If Mr. Smith is like most people, he will choose to wait six months to take the $100.
You then make the same offer, except you increase the time when you will give him the $100 from six months to a year and ask him which he will choose. If he still says he will wait, increase the time to two years, three years and so on. At some point, he will choose to take the $20.
That’s when you say:
“Mr. Smith, you have just told me that 20 dollars now is more valuable to you than the promise of 100 dollars two years from now” (or whatever period of time he chose).
Both the twenty-dollar bill and the hundred-dollar bill are pieces of paper with different numbers written on them: just like your note. The numbers are not as important as WHEN and IF the money is paid. If you wait for the hundred dollars, something could happen to me and I would not be able to pay, or I might refuse to pay. You chose the sure thing rather than take those risks, and that is exactly the situation with your note. I am offering you the sure thing, $8,000 cash, and if you accept my offer, you will not have to worry about something happening to Mr. Jones and him not being able or willing to make the payments.”
Mr. Smith decides that he could use $8,000 cash now instead of wondering if he will get a payment every month. You pay him $8,000, he signs the note over to you, and writes a letter to Mr. Jones telling him to send his monthly payments to you from now on. (I’ve skipped some due diligence steps to keep this example simple.)

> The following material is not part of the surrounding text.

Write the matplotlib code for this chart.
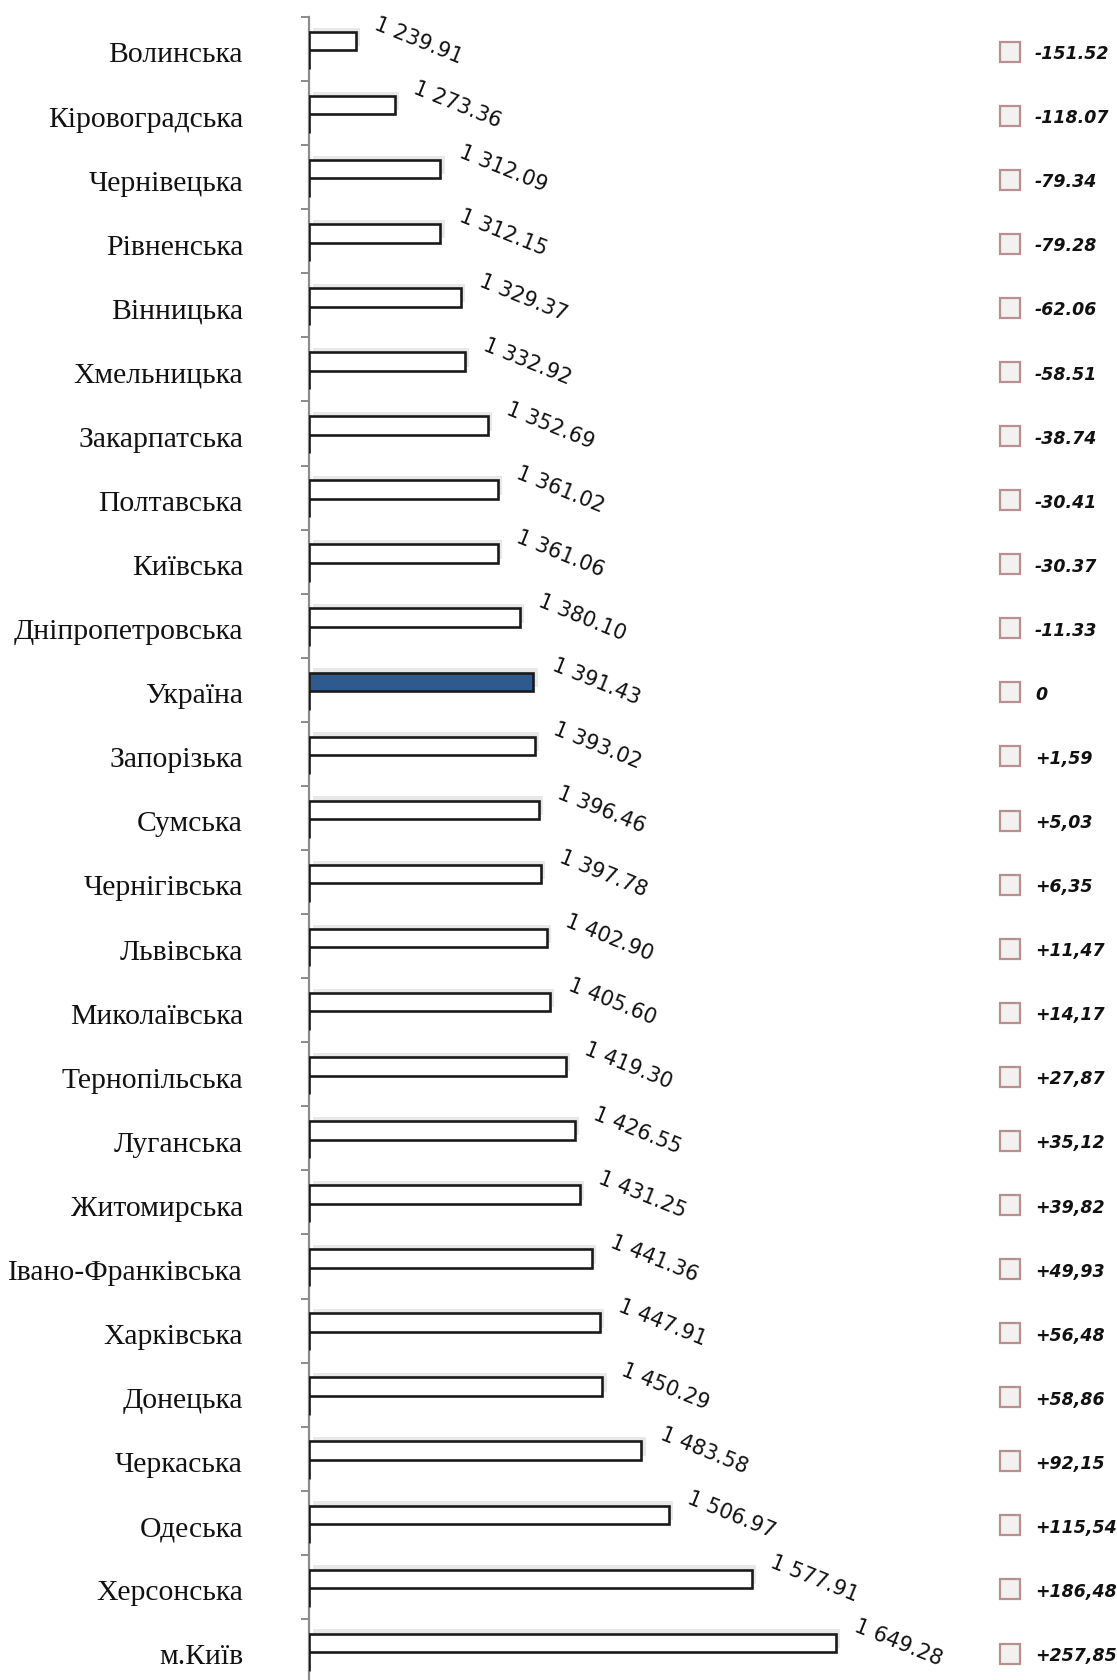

The transaction does not affect Mr. Jones in the least, other than where he sends his payments. His interest rate stays the same as does his monthly payment.
You paid $8,000 to receive $132.15 a month for the next 120 months. What is the interest you are receiving on your $8,000 investment? You plug the numbers into your financial calculator and discover that you are getting an annualized interest of 15.63 percent!
But we’re just beginning.
You contact a note investment firm and ask, “How many monthly payments of $132.15 would you expect to buy for $8,000?” If the firm currently invests to get an interest rate (or yield) of 9.6%, the answer is that to get a 9.6% return on $8,000 they need to receive 83 monthly payments of $132.15.
You assign them the next 83 payments. The firm pays you $8,000. Mr. Jones mails his payment to them each month. Your out-of-pocket costs for this transaction? Zero.
At the end of the 83rd month, the firm has received all the payments they bought from you. They are out of the picture. But remember, you bought 120 payments. Mr. Jones has agreed to make 120 payments. Who gets the remaining 37 payments? YOU DO. And you have nothing invested in this deal. What’s the interest rate, or yield, on your investment?
Don’t try to put that in your calculator. You’ll terrify the poor thing.
In the note business, we call the above transaction “keeping the back end or the tail end.” Imagine doing this over and over. In a few years, the back ends will start reverting to you, and your retirement income will just keep growing. Except, you’ll have to pay income tax on the back-end payments. Avoid that by having your self-directed Roth IRA do these transactions. Your Roth will keep growing with back-end payments that cost nothing, and the distributions will be tax-free.*
That’s why I call this the Ideal Retirement Plan.
*Always check with your tax advisor first. Be sure your self-directed Roth IRA is not borrowing money to purchase the note and is not dealing with a related person or entity.